Sunrise At Izapa, Mexico: The Place Where Time Began

WINTER SOLSTICE, 2011 – The darkness enveloped us like a warm blanket as we walked carefully toward the center of the ancient ruins of Izapa. We carried a flashlight but did not turn it on, believing our eyes would adjust to the dark. With no warning, from the direction where I thought the royal throne should be, light shot into our eyes, blinding us to a halt.

“Make some moves with the flashlight,” Robert said. Someone must have arrived before us. “Turn the thing off and on a couple of times, so they don’t think we’re sneaking up on them.”

Our daughter quickly did so, and the other light fell away. We waved our arms in the air, but it was too dark to see if there was a response. I had not expected company. Izapa is off the beaten path even for Maya trail travelers, on the Pacific coast where Guatemala and Mexico come together. It’s not Palenque with its grand temples, or the intimate painted walls of Bonampak. I hoped the light hadn’t come from a drug trafficker. Maybe an early-rising farmer.Hungry families plant corn and beans right up to the ruins, errant stalks and tendrils invading old stones. But 3000 years ago Izapa was a powerful city-state, much bigger. An archaeologist told me that sometimes a peasant farmer, acres away from the center, is clearing brush with his machete and – clang! – he hits the stony remains of an old staircase, or a sacred altar.

I wasn’t worried about who was behind the flash of light that stopped us. At one time I would have turned back, worried or not, out of concern for our daughter; but she is in her 20s now, travel-wise and a good runner, should the need arise.

We started again, taking small steps, the three of us, and the memory returned. As a child she would tell people dolefully she never had a “real” vacation.

“My parents always want to see something,” she said, “usually ruins.”

She would be leaving us soon; these few days together were the end of a certain epoch for our very small family. I could taste my regret. Perhaps we should have gone to more theme parks or beaches over the years. Done something a different way.

“This is probably the birthplace of the Maya Calendar,” I said to her.

“I know, Mom. Cool.”

The calendar is 5,126 years long. Its last day is December 21, 2012. The culture that built Izapa gave birth to the Maya civilization, and both were obsessed with time. Izapa’s layout, its temples and sacred ball court, is not accidental, but strictly aligned with the movement of the stars. Some epigraphers say the end of the calendar, properly called the Maya Long Count, is merely like a certain moment on an odometer, when the date will turn over to 0000, and we will go forward another 5,126 years. Others say as the calendar ends, we are in for cosmos-size troubles, soon, or in the near years ahead.

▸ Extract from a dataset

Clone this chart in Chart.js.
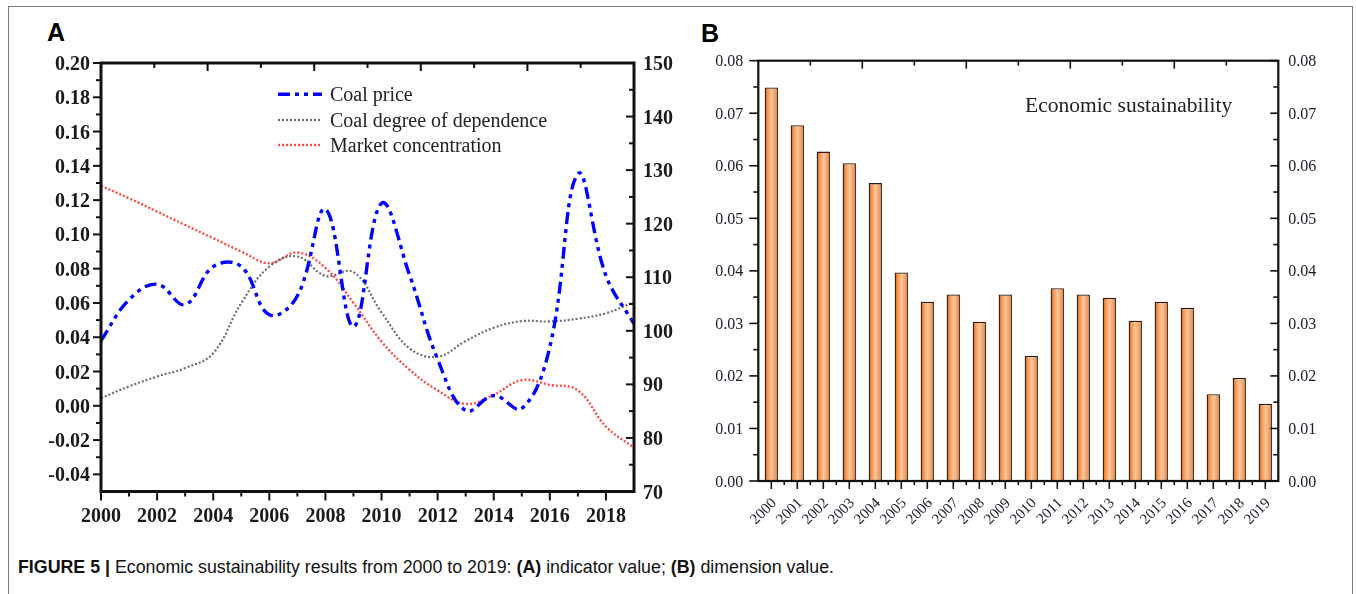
<!DOCTYPE html>
<html>
<head>
<meta charset="utf-8">
<script src="https://cdn.jsdelivr.net/npm/chart.js@4.4.1/dist/chart.umd.min.js"></script>
<style>
  html, body { margin: 0; padding: 0; background: #fff; }
  body { width: 1356px; height: 594px; position: relative; overflow: hidden; }
  #frame { position: absolute; left: 8px; top: 6px; width: 1345px; height: 620px; border: 1px solid #7a7a7a; box-sizing: border-box; }
  .tag { position: absolute; font: bold 25px "Liberation Sans", Arial, sans-serif; line-height: 25px; color: #000; }
  #boxA { position: absolute; left: 20px; top: 41px; width: 680px; height: 500px; }
  #boxB { position: absolute; left: 690px; top: 40px; width: 660px; height: 510px; }
  #caption { position: absolute; left: 18px; top: 558px; font: 18.5px "Liberation Sans Narrow", "Liberation Sans", Arial, sans-serif; line-height: 18px; white-space: nowrap; transform-origin: 0 0; color: #111; }
</style>
</head>
<body>
<div id="frame"></div>
<div class="tag" style="left:47px;top:20px;">A</div>
<div class="tag" style="left:701px;top:21px;">B</div>
<div id="boxA"><canvas id="chartA"></canvas></div>
<div id="boxB"><canvas id="chartB"></canvas></div>
<div id="caption"><b>FIGURE 5 |</b> Economic sustainability results from 2000 to 2019: <b>(A)</b> indicator value; <b>(B)</b> dimension value.</div>

<script>
// ---------- Panel A: indicator values ----------
const yearsA = [2000, 2001, 2002, 2003, 2004, 2005, 2006, 2007, 2008, 2009,
                2010, 2011, 2012, 2013, 2014, 2015, 2016, 2017, 2018, 2019];
const coalPrice = [98.2, 105.8, 108.7, 104.9, 112.0, 112.0, 103.0, 106.5, 122.7, 100.8,
                   123.8, 110.4, 94.7, 85.1, 87.9, 85.5, 97.0, 129.3, 110.3, 101.3];
const coalDependence = [0.0045, 0.0113, 0.0171, 0.0220, 0.0307, 0.0599, 0.0812, 0.0871, 0.0758, 0.0780,
                        0.0545, 0.0335, 0.0286, 0.0378, 0.0455, 0.0494, 0.0492, 0.0508, 0.0540, 0.0606];
const marketConcentration = [0.1283, 0.1211, 0.1133, 0.1055, 0.0978, 0.0900, 0.0832, 0.0894, 0.0805, 0.0600,
                             0.0375, 0.0210, 0.0090, 0.0011, 0.0064, 0.0150, 0.0122, 0.0090, -0.0121, -0.0245];
const seriesNamesA = ['Coal price', 'Coal degree of dependence', 'Market concentration'];
const leftTicksA = [-0.04, -0.02, 0.00, 0.02, 0.04, 0.06, 0.08, 0.10, 0.12, 0.14, 0.16, 0.18, 0.20];
const rightTicksA = [70, 80, 90, 100, 110, 120, 130, 140, 150];
const bottomTicksA = [2000, 2002, 2004, 2006, 2008, 2010, 2012, 2014, 2016, 2018];

// ---------- Panel B: dimension value ----------
const yearsB = ['2000', '2001', '2002', '2003', '2004', '2005', '2006', '2007', '2008', '2009',
                '2010', '2011', '2012', '2013', '2014', '2015', '2016', '2017', '2018', '2019'];
const economicSustainability = [0.0749, 0.0677, 0.0627, 0.0605, 0.0567, 0.0397, 0.0341, 0.0355, 0.0303, 0.0355,
                                0.0238, 0.0367, 0.0355, 0.0349, 0.0305, 0.0341, 0.0330, 0.0165, 0.0196, 0.0147];
const ticksB = [0.00, 0.01, 0.02, 0.03, 0.04, 0.05, 0.06, 0.07, 0.08];
const panelBTitle = 'Economic sustainability';

const SERIF = '"Liberation Serif", "Times New Roman", Times, serif';

function seg(ctx, x1, y1, x2, y2) {
  ctx.beginPath(); ctx.moveTo(x1, y1); ctx.lineTo(x2, y2); ctx.stroke();
}
function mids(arr) {
  const out = [];
  for (let i = 0; i < arr.length - 1; i++) out.push((arr[i] + arr[i + 1]) / 2);
  return out;
}

// Frame, ticks, tick labels and legend for panel A
const axesA = {
  id: 'axesA',
  afterDatasetsDraw(chart) {
    const { ctx, chartArea: a, scales } = chart;
    const sx = scales.x, sy = scales.y, sr = scales.y2;
    ctx.save();
    ctx.strokeStyle = '#111';
    ctx.lineWidth = 2;
    ctx.lineCap = 'butt';
    // left axis: outward ticks
    leftTicksA.forEach(v => { const y = sy.getPixelForValue(v); seg(ctx, a.left, y, a.left - 8, y); });
    mids(leftTicksA).forEach(v => { const y = sy.getPixelForValue(v); seg(ctx, a.left, y, a.left - 5, y); });
    // right axis: inward ticks
    rightTicksA.forEach(v => { const y = sr.getPixelForValue(v); seg(ctx, a.right, y, a.right - 8, y); });
    mids(rightTicksA).forEach(v => { const y = sr.getPixelForValue(v); seg(ctx, a.right, y, a.right - 5, y); });
    // bottom axis: outward ticks
    bottomTicksA.forEach(v => { const x = sx.getPixelForValue(v); seg(ctx, x, a.bottom, x, a.bottom + 9); });
    mids(bottomTicksA).forEach(v => { const x = sx.getPixelForValue(v); seg(ctx, x, a.bottom, x, a.bottom + 5); });
    // top axis: ten equal divisions, inward ticks
    for (let k = 1; k < 10; k++) {
      const x = a.left + a.width * k / 10;
      seg(ctx, x, a.top, x, a.top + (k % 2 === 0 ? 8 : 5));
    }
    // frame
    ctx.lineWidth = 3;
    ctx.strokeRect(a.left, a.top, a.width, a.height);

    // tick labels
    ctx.fillStyle = '#1a1a1a';
    ctx.font = 'bold 20px ' + SERIF;
    ctx.textBaseline = 'alphabetic';
    ctx.textAlign = 'right';
    leftTicksA.forEach(v => ctx.fillText(v.toFixed(2), a.left - 11, sy.getPixelForValue(v) + 7));
    ctx.textAlign = 'left';
    rightTicksA.forEach(v => ctx.fillText(String(v), a.right + 9, sr.getPixelForValue(v) + 7));
    ctx.textAlign = 'center';
    bottomTicksA.forEach(v => ctx.fillText(String(v), sx.getPixelForValue(v), a.bottom + 30));

    // legend
    const rows = [31.3, 57, 82];
    ctx.font = '20px ' + SERIF;
    ctx.textAlign = 'left';
    chart.data.datasets.forEach((ds, i) => {
      const y = a.top + rows[i];
      ctx.save();
      ctx.strokeStyle = ds.borderColor;
      ctx.lineWidth = ds.borderWidth;
      ctx.setLineDash(ds.borderDash || []);
      seg(ctx, a.left + 177, y, a.left + 221, y);
      ctx.restore();
      ctx.fillStyle = '#222';
      ctx.fillText(ds.label, a.left + 229, y + 7);
    });
    ctx.restore();
  }
};

const toPoints = vals => vals.map((v, i) => ({ x: yearsA[i], y: v }));

new Chart(document.getElementById('chartA'), {
  type: 'line',
  data: {
    datasets: [
      { label: seriesNamesA[0], data: toPoints(coalPrice), yAxisID: 'y2',
        borderColor: '#0000ff', borderWidth: 3.4, borderDash: [12, 5, 4, 5, 4, 5] },
      { label: seriesNamesA[1], data: toPoints(coalDependence), yAxisID: 'y',
        borderColor: '#6e6e6e', borderWidth: 2.2, borderDash: [2, 2] },
      { label: seriesNamesA[2], data: toPoints(marketConcentration), yAxisID: 'y',
        borderColor: '#ff4a4a', borderWidth: 2.4, borderDash: [2, 2] }
    ]
  },
  options: {
    responsive: true, maintainAspectRatio: false, animation: false, events: [],
    layout: { padding: { top: 22, left: 0, right: 0, bottom: 0 } },
    elements: { point: { radius: 0 }, line: { tension: 0.4, fill: false } },
    plugins: { legend: { display: false }, tooltip: { enabled: false } },
    scales: {
      x: { type: 'linear', min: 2000, max: 2019, position: 'bottom',
           ticks: { display: false }, grid: { display: false, drawTicks: false }, border: { display: false },
           afterFit: s => { s.height = 49.5; } },
      y: { type: 'linear', min: -0.05, max: 0.20, position: 'left',
           ticks: { display: false }, grid: { display: false, drawTicks: false }, border: { display: false },
           afterFit: s => { s.width = 81; } },
      y2: { type: 'linear', min: 70, max: 150, position: 'right',
            ticks: { display: false }, grid: { display: false, drawTicks: false }, border: { display: false },
            afterFit: s => { s.width = 66; } }
    }
  },
  plugins: [axesA]
});

// Frame, ticks, tick labels and inner title for panel B
const axesB = {
  id: 'axesB',
  afterDatasetsDraw(chart) {
    const { ctx, chartArea: a, scales } = chart;
    const sx = scales.x, sy = scales.y;
    const n = yearsB.length;
    const step = a.width / n;
    ctx.save();
    ctx.strokeStyle = '#111';
    ctx.lineWidth = 1.6;
    // left axis outward, right axis inward
    ticksB.forEach(v => {
      const y = sy.getPixelForValue(v);
      seg(ctx, a.left, y, a.left - 9, y);
      seg(ctx, a.right, y, a.right - 8, y);
    });
    mids(ticksB).forEach(v => {
      const y = sy.getPixelForValue(v);
      seg(ctx, a.left, y, a.left - 5, y);
      seg(ctx, a.right, y, a.right - 5, y);
    });
    // bottom: major at each category, minor between categories
    yearsB.forEach((_, i) => { const x = sx.getPixelForValue(i); seg(ctx, x, a.bottom, x, a.bottom + 8); });
    for (let k = 1; k < n; k++) { const x = a.left + step * k; seg(ctx, x, a.bottom, x, a.bottom + 4); }
    // top: inward ticks every second boundary
    for (let k = 2; k < n; k += 2) {
      const x = a.left + step * k;
      seg(ctx, x, a.top, x, a.top + (k % 4 === 0 ? 8 : 5));
    }
    ctx.lineWidth = 2.2;
    ctx.strokeRect(a.left, a.top, a.width, a.height);

    // tick labels
    ctx.fillStyle = '#1b1b2b';
    ctx.font = '16px ' + SERIF;
    ctx.textBaseline = 'alphabetic';
    ctx.textAlign = 'right';
    ticksB.forEach(v => ctx.fillText(v.toFixed(2), a.left - 15, sy.getPixelForValue(v) + 5.5));
    ctx.textAlign = 'left';
    ticksB.forEach(v => ctx.fillText(v.toFixed(2), a.right + 10, sy.getPixelForValue(v) + 5.5));
    ctx.font = '15px ' + SERIF;
    ctx.textAlign = 'right';
    ctx.textBaseline = 'middle';
    yearsB.forEach((lab, i) => {
      ctx.save();
      ctx.translate(sx.getPixelForValue(i) + 3, a.bottom + 20);
      ctx.rotate(-Math.PI / 4);
      ctx.fillText(lab, 0, 0);
      ctx.restore();
    });
    // inner title
    ctx.fillStyle = '#222';
    ctx.font = '21.5px ' + SERIF;
    ctx.textAlign = 'left';
    ctx.textBaseline = 'alphabetic';
    ctx.fillText(panelBTitle, a.left + 266.7, a.top + 51);
    ctx.restore();
  }
};

function barFill(c) {
  const ch = c.chart;
  if (!ch.chartArea || c.type !== 'data') return '#f7a66a';
  const sx = ch.scales.x;
  const x = sx.getPixelForValue(c.dataIndex);
  const w = (sx.width / yearsB.length) * 0.51;
  const g = ch.ctx.createLinearGradient(x - w / 2, 0, x + w / 2, 0);
  g.addColorStop(0.0, '#e05a12');
  g.addColorStop(0.22, '#f2944f');
  g.addColorStop(0.5, '#ffc698');
  g.addColorStop(0.78, '#f5a368');
  g.addColorStop(1.0, '#e46a24');
  return g;
}

new Chart(document.getElementById('chartB'), {
  type: 'bar',
  data: {
    labels: yearsB,
    datasets: [{
      label: panelBTitle,
      data: economicSustainability,
      backgroundColor: barFill,
      borderColor: '#2a1a10',
      borderWidth: 1.3,
      borderSkipped: false,
      barPercentage: 0.51,
      categoryPercentage: 1.0
    }]
  },
  options: {
    responsive: true, maintainAspectRatio: false, animation: false, events: [],
    layout: { padding: { top: 20.7, left: 0, right: 0, bottom: 0 } },
    plugins: { legend: { display: false }, tooltip: { enabled: false } },
    scales: {
      x: { type: 'category', offset: true,
           ticks: { display: false }, grid: { display: false, drawTicks: false, offset: true }, border: { display: false },
           afterFit: s => { s.height = 69; } },
      y: { type: 'linear', min: 0, max: 0.08, position: 'left',
           ticks: { display: false }, grid: { display: false, drawTicks: false }, border: { display: false },
           afterFit: s => { s.width = 68.3; } },
      y2: { type: 'linear', min: 0, max: 0.08, position: 'right',
            ticks: { display: false }, grid: { display: false, drawTicks: false }, border: { display: false },
            afterFit: s => { s.width = 71.7; } }
    }
  },
  plugins: [axesB]
});

// condensed caption width
(function () {
  const cap = document.getElementById('caption');
  const w = cap.getBoundingClientRect().width;
  cap.style.transform = 'scaleX(' + (816 / w) + ')';
})();
</script>
</body>
</html>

I go for the odometer theory, but I am not surprised at what are now called weather events, signs of our broken pact with Mother Earth. Even an odometer will stop counting when a car is destroyed beyond repair.

We took seats on a step behind a thick, flat stone that was the royal throne; we made out lines of a long court where a heavy rubber ball was once kept in motion by the fittest young men, a re-enactment of the struggle of the Hero Twins against the Lords of the Underworld. The tale is familiar in these parts, found in the Popol Vuh, a Maya telling of the creation of the world. We kept our eyes on the far end of the court, where the sun was supposed to rise.

Our daughter climbed the mound behind us by light of the stars and moon. Eventually three other observers, a man and two women, descended from the mound and stood nearby, from where they could see the ball court, too. Ah, those of the bright light. They greeted us formally, but kept to themselves, speaking Spanish in hushed tones. Robert and I spoke quietly, too, as if in a church out of respect, even though we were all keeping watch in the full outdoors.

When our daughter came down, she whispered, “Two of them are astronomers. The lady in the poncho is the mother of one of them.”

At any other time, I would have approached the astronomers and asked endless questions. It is said the sun crosses the dark valley of the Milky Way, which Maya think of as a womb, at the time of the winter solstice that marks the end of the calendar. Is it true this transit of the sun happens only once every 26,000 years? Could the Maya have known?

Instead, I stayed quiet and tried to absorb the venerable feeling of the old stone walls, the hieroglyphic tablets around us carved with the first written language in the Americas. Outlines of three distant volcanoes emerged from the dark. Stars faded; the first birds called. Slowly, hypnotically, the eastern sky turned pearl grey, pink, and finally, the palest yellow.

Then, something unexpected. Before coming into view, the sun we had been waiting for sent out an astonishing ray of light, rich yellow edged in glowing orange. The beam illuminated the trees of the horizon until their very branches came to life, traveled toward us up the narrow length of the ball court and fell, squarely, on the seat of the throne of stone. I heard the astronomers and the lady in the poncho take in breath. I didn’t need to see their faces to know they looked like ours, with expressions of awe and delight at the workings of the human mind that could construct its surroundings just so, in harmony with the stars.

In the Maya creation story, the Hero Twins defeat the Lords of the Underworld. One twin becomes the moon, the other the sun. Our daughter touched my hand and nodded up to the sky. The moon, one brother, still hung there, just a few degrees south of his twin, the rising sun.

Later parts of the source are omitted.